Santiago Rusiñol, por ejemplo, disfrutó mucho en Aranjuez. Hasta el punto de que murió allí, pintando sus jardines. Por cierto que dicen que fue el propio artista (y escritor) catalán quien sugirió el nombre del, entonces, nuevo merendero que se instaló en la ribera del Tajo. Parece que 'El tío Rana' era el patriarca de la familia y D. Santiago propuso que, en su honor, se bautizase con tan pintoresco nombre (El Rana Verde) al restaurante recién construido sobre los terrenos cedidos, a tal efecto, por el rey Alfonso XIII.


Santiago Rusiñol en Aranjuez

















El caso es que, pese al paso de los años, y con independencia de los sucesivos cambios en el artículo inicial de su nombre, el negocio, tradicionalmente regentado por las mujeres de la familia Díaz-Heredero, sigue en plena forma en nuestros días.

El Rana Verde, en sus primeros años

















Mientras tanto, frente a palacio (que dirían Los Pekenikes), marzo sigue floreciendo con su incipiente primavera, lejos del frío y de la oscuridad de un invierno que, en otras latitudes, se resiste a darse por vencido.
Por el contrario, aquí, en Aranjuez, ya empiezan a despuntar las pequeñas flores de unos árboles que nos regalan, generosos, unos tonos rosados, suaves e intensos a la vez, demostrándonos con su ofrecimiento que ninguna noche es eterna y haciendo creer, por unos momentos, al ingenuo y absorto paseante que lo bello es lo permanente y que en la vida no hay tristezas insuperables. 

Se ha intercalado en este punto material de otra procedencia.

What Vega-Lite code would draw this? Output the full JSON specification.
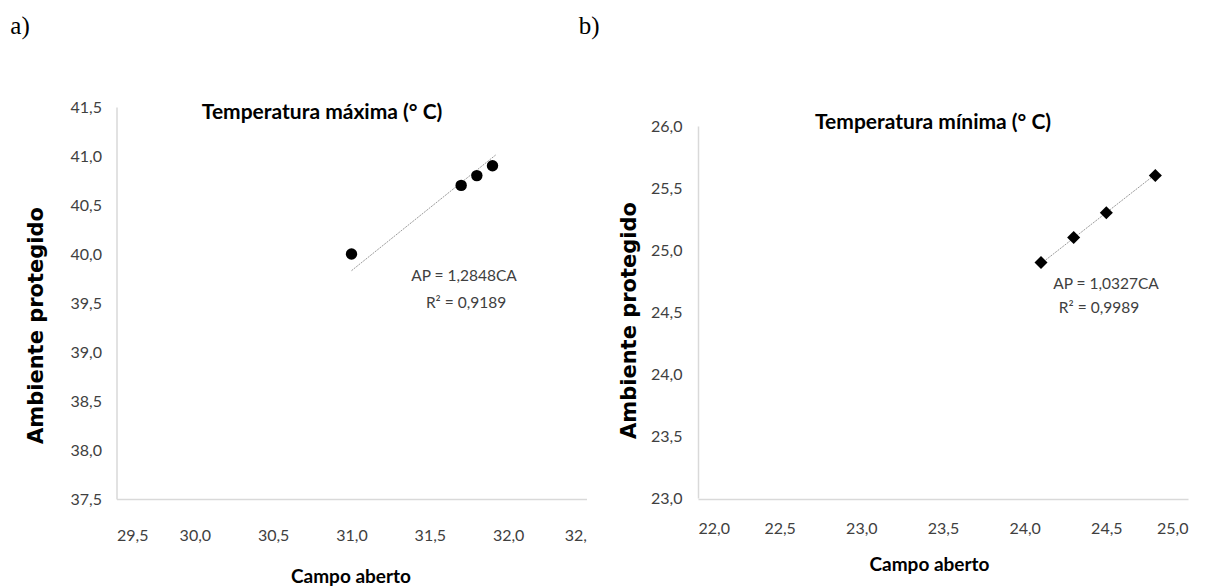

jueves, 3 de marzo de 2016

Mi terraza en Lisboa

En Lisboa abundan los miradores con vistas espectaculares sobre la ciudad. Su emplazamiento junto al estuario del Tajo y el hecho de estar edificada sobre siete colinas (como Roma) hacen de su paisaje urbano un permanente escenario de vistas, a cual más impresionante y romántica.
No es, por lo tanto, mi intención poner en tela de juicio las múltiples panorámicas que, tradicionalmente, son consideradas como las más llamativas de la capital portuguesa. Tampoco lo es discutir sobre las excelencias de unas y otras, siendo la mayoría de ellas muy notables.

Miradouro da Graça

Casi todas las guías turísticas destacan al Miradouro da Graça como el punto desde el que disfrutar de la visión más memorable. Y no es, como ya hemos dicho, el único. El Miradouro da Senhora do Monte tiene, también, muchos adeptos. No faltan razones, es cierto, para enamorarse de lo que se contempla desde uno y otro. Como tampoco son escasas las que nos asisten, medio escondidas, junto a multitud de rincones en una ciudad que rezuma belleza y nostalgia.

Sin embargo, yo tengo un sitio que me gusta más. 
Es un lugar que carece de las virtudes grandilocuentes de los miradores más famosos y populares, pero tiene otras que, para mí, son más propias de una ciudad como Lisboa, en la que el carácter íntimo de su más profunda naturaleza te hace sentir de una forma diferente, abandonando al olvido cualquier intento de indiferencia.

Mi terraza en Lisboa
Mi terraza favorita está muy cerca de la Sé, la vieja catedral que alza sus dos torres almenadas sobre el barrio de Alfama. Es una terraza privada, pero con suerte y habilidad es posible llegar hasta ella (difícil, pero posible).
La singular combinación de esas torres  (con reminiscencias de fortaleza medieval) y los insólitos azulejos de la pared lateral que convierte la casa que cierra la terraza por la izquierda en una imaginaria prolongación de un jardín elevado (absolutamente imprevisible desde el desolado paredón que la sustenta por la calle Pedras Negras) otorgan al conjunto un aire especial, relajado y contradictorio, en el que, frente a la iglesia más antigua de Lisboa, se alza un paisaje colonial encantado, traído al continente europeo por la ensoñación de un viajero que volvió con su equipaje repleto de memorias tropicales.

Uno puede pasar horas... días en esa terraza. Allí el tiempo no existe y las distancias se volatilizan, atrapados uno y otras entre la magia de la inesperada parte trasera de un inmueble, el del número 13 de la calle de San Mamede que, pese a su bonita y muy tradicional fachada, en nada presagia la existencia de una terraza que parece lejanísima cuando estamos situados ante el señorial portalón verde de una casa en la que siempre deseo haber vivido (y que no resulta sencillo olvidar, una vez que la has conocido y sabes lo que esconde tras sus muros cubiertos de esos azulejos con dibujos geométricos amarillos y azules).

Sí, Lisboa tiene magníficos miradores, desde los que se divisan grandiosos paisajes... pero ninguno es comparable a mi terraza, en la que se condensa una buena parte de la gran belleza que atesora la ciudad de los tejados rojos, sobre los que vuelan unas nubes dulces, permanentemente cargadas de sueños marineros.